**PROBLEM TO SOLVE**
Give the data again exactly as written, skipping any pictures.

**COLLECTED DATA**
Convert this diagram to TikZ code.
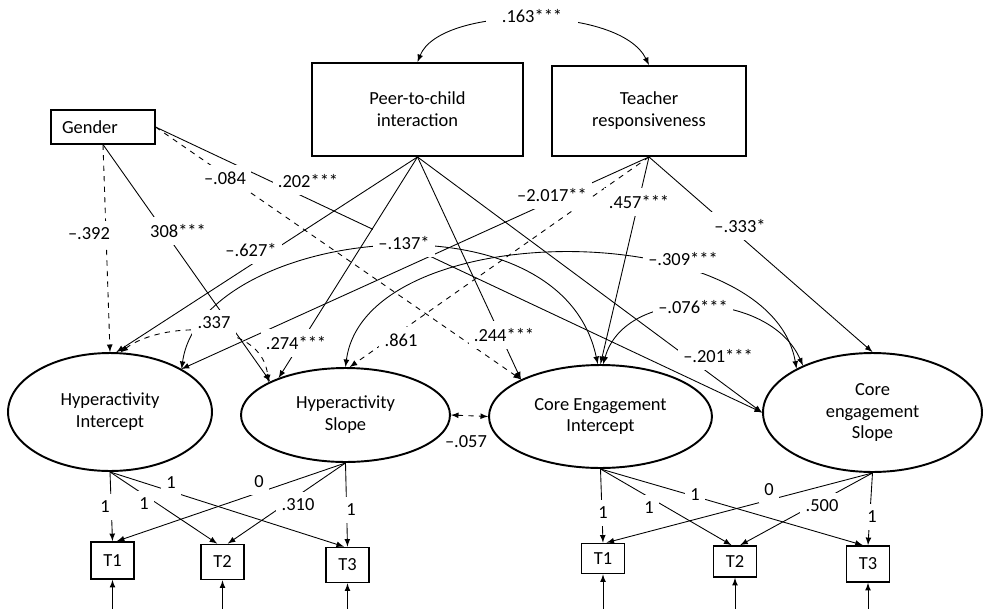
\documentclass[tikz,border=0pt]{standalone}
\usepackage{fontspec}
\setmainfont{Carlito}
\usepackage{tikz}
\newcommand{\mn}{\textendash}
\newcommand{\lPeer}{Peer-to-child\\interaction}
\newcommand{\lTeacher}{Teacher\\responsiveness}
\usetikzlibrary{shapes.geometric, calc}

\begin{document}
\begin{tikzpicture} [
        x=0.02cm, y=-0.02cm,
        font=\fontsize{10.5}{12.5}\selectfont,
        gender box/.style={draw, line width=0.6pt, minimum height=0.68cm, text width=1.64cm, inner xsep=0.22cm, inner ysep=0pt, align=left},
        predictor/.style={draw, line width=1.1pt, inner sep=0pt, align=center},
        latent/.style={draw, ellipse, line width=1.1pt, inner sep=0pt, align=center},
        obs/.style={draw, line width=1pt, minimum width=0.86cm, minimum height=0.74cm, inner sep=0pt},
        effect/.style={-latex, line width=0.5pt},
        effect ns/.style={effect, dashed},
        cov/.style={latex-latex, line width=0.5pt},
        cov ns/.style={cov, dashed},
        load/.style={-latex, line width=0.5pt},
        coef/.style={fill=white, inner xsep=3pt, inner ysep=4pt},
    ]
    \useasboundingbox (0,0) rectangle (985,609);

    % predictors
    \path (103,127) node[gender box] (gender) {Gender};
    \path (417.5,109.5) node[predictor, minimum width=4.22cm, minimum height=1.86cm] (peer) {\lPeer};
    \path (649,111) node[predictor, minimum width=3.88cm, minimum height=1.8cm] (teacher) {\lTeacher};

    % growth factors
    \path (110,412) node[latent, minimum width=4.08cm, minimum height=2.36cm] (hi) {Hyperactivity\\Intercept};
    \path (345.5,415) node[latent, minimum width=4.18cm, minimum height=1.88cm] (hs) {Hyperactivity\\Slope};
    \path (600.5,416.5) node[latent, minimum width=4.46cm, minimum height=2.06cm] (cei) {Core Engagement\\Intercept};
    \path (872.5,412.5) node[latent, minimum width=4.38cm, minimum height=2.38cm] (ces) {Core\\engagement\\Slope};

    % time points
    \path (112.5,560.5) node[obs] (hT1) {T1};
    \path (222.5,562) node[obs, minimum height=0.7cm] (hT2) {T2};
    \path (347.5,565) node[obs, minimum height=0.7cm] (hT3) {T3};
    \path (603,558.5) node[obs, minimum height=0.6cm] (cT1) {T1};
    \path (735,561.5) node[obs, minimum height=0.62cm] (cT2) {T2};
    \path (868,564) node[obs, minimum height=0.72cm] (cT3) {T3};

    \coordinate (hE1) at (112.5,609);
    \coordinate (hE2) at (222.5,609);
    \coordinate (hE3) at (347.5,609);
    \coordinate (cE1) at (603,609);
    \coordinate (cE2) at (735,609);
    \coordinate (cE3) at (868,609);

    \draw[cov] (peer.north) .. controls (440,5) and (620,5) .. (teacher.north);

    \draw[effect ns] (gender.south) -- (hi.north);
    \draw[effect] (gender.south) -- (hs.156);
    \draw[effect ns] (gender.east) -- (cei.155);
    \draw[effect] (gender.east) -- (ces.west);

    \draw[effect] (peer.south) -- (hi.84);
    \draw[effect] (peer.south) -- (hs.151);
    \draw[effect] (peer.south) -- (cei.155);
    \draw[effect] (peer.south) -- (ces.west);

    \draw[effect] (teacher.south) -- (hi.31);
    \draw[effect ns] (teacher.south) -- (hs.85);
    \draw[effect] (teacher.south) -- (cei.north);
    \draw[effect] (teacher.south) -- (ces.north);

    \draw[cov ns] (hi.80) .. controls (160,322) and (262,318) .. (hs.157);
    \draw[cov] (hi.31) .. controls (200,230) and (560,185) .. (cei.93);
    \draw[cov] (hs.north) .. controls (365,215) and (770,215) .. (ces.150);
    \draw[cov] (cei.87) .. controls (625,285) and (770,290) .. (ces.146);
    \draw[cov ns] (hs.east) -- (cei.west);

    \draw[load] (hi.south) -- (hT1.north);
    \draw[load] (hi.south) -- ([xshift=-3pt]hT2.north);
    \draw[load] (hi.south) -- ([xshift=-2pt]hT3.north);
    \draw[load] (hs.south) -- ([xshift=2.5pt]hT1.north);
    \draw[load] (hs.south) -- ([xshift=3pt]hT2.north);
    \draw[load] (hs.south) -- (hT3.north);
    \draw[load] (cei.south) -- (cT1.north);
    \draw[load] (cei.south) -- ([xshift=-2pt]cT2.north);
    \draw[load] (cei.south) -- ([xshift=-3pt]cT3.north);
    \draw[load] (ces.south) -- ([xshift=2pt]cT1.north);
    \draw[load] (ces.south) -- ([xshift=3pt]cT2.north);
    \draw[load] (ces.south) -- (cT3.north);

    \draw[load] (hE1) -- (hT1);
    \draw[load] (hE2) -- (hT2);
    \draw[load] (hE3) -- (hT3);
    \draw[load] (cE1) -- (cT1);
    \draw[load] (cE2) -- (cT2);
    \draw[load] (cE3) -- (cT3);

    % coefficients
    \path (532,16) node[coef, inner xsep=9pt] {.163***};
    \path (89,234) node[coef] {\mn.392};
    \path (178,231) node[coef] {308***};
    \path (225,178) node[coef] {\mn.084};
    \path (308,181) node[coef] {.202***};
    \path (251,250) node[coef] {\mn.627*};
    \path (404,243) node[coef] {\mn.137*};
    \path (552,195) node[coef] {\mn2.017**};
    \path (639,202) node[coef] {.457***};
    \path (740,226) node[coef] {\mn.333*};
    \path (683,259) node[coef] {\mn.309***};
    \path (693,307) node[coef] {\mn.076***};
    \path (718,356) node[coef] {\mn.201***};
    \path (214,323) node[coef] {.337};
    \path (296,343) node[coef] {.274***};
    \path (401,340) node[coef] {.861};
    \path (504,335) node[coef] {.244***};
    \path (466,442) node[coef, fill=none] {\mn.057};

    \path (105,507) node[coef] {1};
    \path (144,504) node[coef] {1};
    \path (171,483) node[coef] {1};
    \path (259,482) node[coef] {0};
    \path (298,505) node[coef] {.310};
    \path (351,510) node[coef] {1};
    \path (603,513) node[coef] {1};
    \path (649,508) node[coef] {1};
    \path (695,495) node[coef] {1};
    \path (769,490) node[coef] {0};
    \path (822,506) node[coef] {.500};
    \path (872,517) node[coef] {1};

\end{tikzpicture}
\end{document}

**REPLY TO THE EXERCISE**
Convert this diagram to TikZ code.
\documentclass[tikz,border=0pt]{standalone}
\usepackage{fontspec}
\setmainfont{Carlito}
\usepackage{tikz}
\newcommand{\mn}{\textendash}
\newcommand{\lPeer}{Peer-to-child\\interaction}
\newcommand{\lTeacher}{Teacher\\responsiveness}
\usetikzlibrary{shapes.geometric, calc}

\begin{document}
\begin{tikzpicture} [
        x=0.02cm, y=-0.02cm,
        font=\fontsize{10.5}{12.5}\selectfont,
        gender box/.style={draw, line width=0.6pt, minimum height=0.68cm, text width=1.64cm, inner xsep=0.22cm, inner ysep=0pt, align=left},
        predictor/.style={draw, line width=1.1pt, inner sep=0pt, align=center},
        latent/.style={draw, ellipse, line width=1.1pt, inner sep=0pt, align=center},
        obs/.style={draw, line width=1pt, minimum width=0.86cm, minimum height=0.74cm, inner sep=0pt},
        effect/.style={-latex, line width=0.5pt},
        effect ns/.style={effect, dashed},
        cov/.style={latex-latex, line width=0.5pt},
        cov ns/.style={cov, dashed},
        load/.style={-latex, line width=0.5pt},
        coef/.style={fill=white, inner xsep=3pt, inner ysep=4pt},
    ]
    \useasboundingbox (0,0) rectangle (985,609);

    % predictors
    \path (103,127) node[gender box] (gender) {Gender};
    \path (417.5,109.5) node[predictor, minimum width=4.22cm, minimum height=1.86cm] (peer) {\lPeer};
    \path (649,111) node[predictor, minimum width=3.88cm, minimum height=1.8cm] (teacher) {\lTeacher};

    % growth factors
    \path (110,412) node[latent, minimum width=4.08cm, minimum height=2.36cm] (hi) {Hyperactivity\\Intercept};
    \path (345.5,415) node[latent, minimum width=4.18cm, minimum height=1.88cm] (hs) {Hyperactivity\\Slope};
    \path (600.5,416.5) node[latent, minimum width=4.46cm, minimum height=2.06cm] (cei) {Core Engagement\\Intercept};
    \path (872.5,412.5) node[latent, minimum width=4.38cm, minimum height=2.38cm] (ces) {Core\\engagement\\Slope};

    % time points
    \path (112.5,560.5) node[obs] (hT1) {T1};
    \path (222.5,562) node[obs, minimum height=0.7cm] (hT2) {T2};
    \path (347.5,565) node[obs, minimum height=0.7cm] (hT3) {T3};
    \path (603,558.5) node[obs, minimum height=0.6cm] (cT1) {T1};
    \path (735,561.5) node[obs, minimum height=0.62cm] (cT2) {T2};
    \path (868,564) node[obs, minimum height=0.72cm] (cT3) {T3};

    \coordinate (hE1) at (112.5,609);
    \coordinate (hE2) at (222.5,609);
    \coordinate (hE3) at (347.5,609);
    \coordinate (cE1) at (603,609);
    \coordinate (cE2) at (735,609);
    \coordinate (cE3) at (868,609);

    \draw[cov] (peer.north) .. controls (440,5) and (620,5) .. (teacher.north);

    \draw[effect ns] (gender.south) -- (hi.north);
    \draw[effect] (gender.south) -- (hs.156);
    \draw[effect ns] (gender.east) -- (cei.155);
    \draw[effect] (gender.east) -- (ces.west);

    \draw[effect] (peer.south) -- (hi.84);
    \draw[effect] (peer.south) -- (hs.151);
    \draw[effect] (peer.south) -- (cei.155);
    \draw[effect] (peer.south) -- (ces.west);

    \draw[effect] (teacher.south) -- (hi.31);
    \draw[effect ns] (teacher.south) -- (hs.85);
    \draw[effect] (teacher.south) -- (cei.north);
    \draw[effect] (teacher.south) -- (ces.north);

    \draw[cov ns] (hi.80) .. controls (160,322) and (262,318) .. (hs.157);
    \draw[cov] (hi.31) .. controls (200,230) and (560,185) .. (cei.93);
    \draw[cov] (hs.north) .. controls (365,215) and (770,215) .. (ces.150);
    \draw[cov] (cei.87) .. controls (625,285) and (770,290) .. (ces.146);
    \draw[cov ns] (hs.east) -- (cei.west);

    \draw[load] (hi.south) -- (hT1.north);
    \draw[load] (hi.south) -- ([xshift=-3pt]hT2.north);
    \draw[load] (hi.south) -- ([xshift=-2pt]hT3.north);
    \draw[load] (hs.south) -- ([xshift=2.5pt]hT1.north);
    \draw[load] (hs.south) -- ([xshift=3pt]hT2.north);
    \draw[load] (hs.south) -- (hT3.north);
    \draw[load] (cei.south) -- (cT1.north);
    \draw[load] (cei.south) -- ([xshift=-2pt]cT2.north);
    \draw[load] (cei.south) -- ([xshift=-3pt]cT3.north);
    \draw[load] (ces.south) -- ([xshift=2pt]cT1.north);
    \draw[load] (ces.south) -- ([xshift=3pt]cT2.north);
    \draw[load] (ces.south) -- (cT3.north);

    \draw[load] (hE1) -- (hT1);
    \draw[load] (hE2) -- (hT2);
    \draw[load] (hE3) -- (hT3);
    \draw[load] (cE1) -- (cT1);
    \draw[load] (cE2) -- (cT2);
    \draw[load] (cE3) -- (cT3);

    % coefficients
    \path (532,16) node[coef, inner xsep=9pt] {.163***};
    \path (89,234) node[coef] {\mn.392};
    \path (178,231) node[coef] {308***};
    \path (225,178) node[coef] {\mn.084};
    \path (308,181) node[coef] {.202***};
    \path (251,250) node[coef] {\mn.627*};
    \path (404,243) node[coef] {\mn.137*};
    \path (552,195) node[coef] {\mn2.017**};
    \path (639,202) node[coef] {.457***};
    \path (740,226) node[coef] {\mn.333*};
    \path (683,259) node[coef] {\mn.309***};
    \path (693,307) node[coef] {\mn.076***};
    \path (718,356) node[coef] {\mn.201***};
    \path (214,323) node[coef] {.337};
    \path (296,343) node[coef] {.274***};
    \path (401,340) node[coef] {.861};
    \path (504,335) node[coef] {.244***};
    \path (466,442) node[coef, fill=none] {\mn.057};

    \path (105,507) node[coef] {1};
    \path (144,504) node[coef] {1};
    \path (171,483) node[coef] {1};
    \path (259,482) node[coef] {0};
    \path (298,505) node[coef] {.310};
    \path (351,510) node[coef] {1};
    \path (603,513) node[coef] {1};
    \path (649,508) node[coef] {1};
    \path (695,495) node[coef] {1};
    \path (769,490) node[coef] {0};
    \path (822,506) node[coef] {.500};
    \path (872,517) node[coef] {1};

\end{tikzpicture}
\end{document}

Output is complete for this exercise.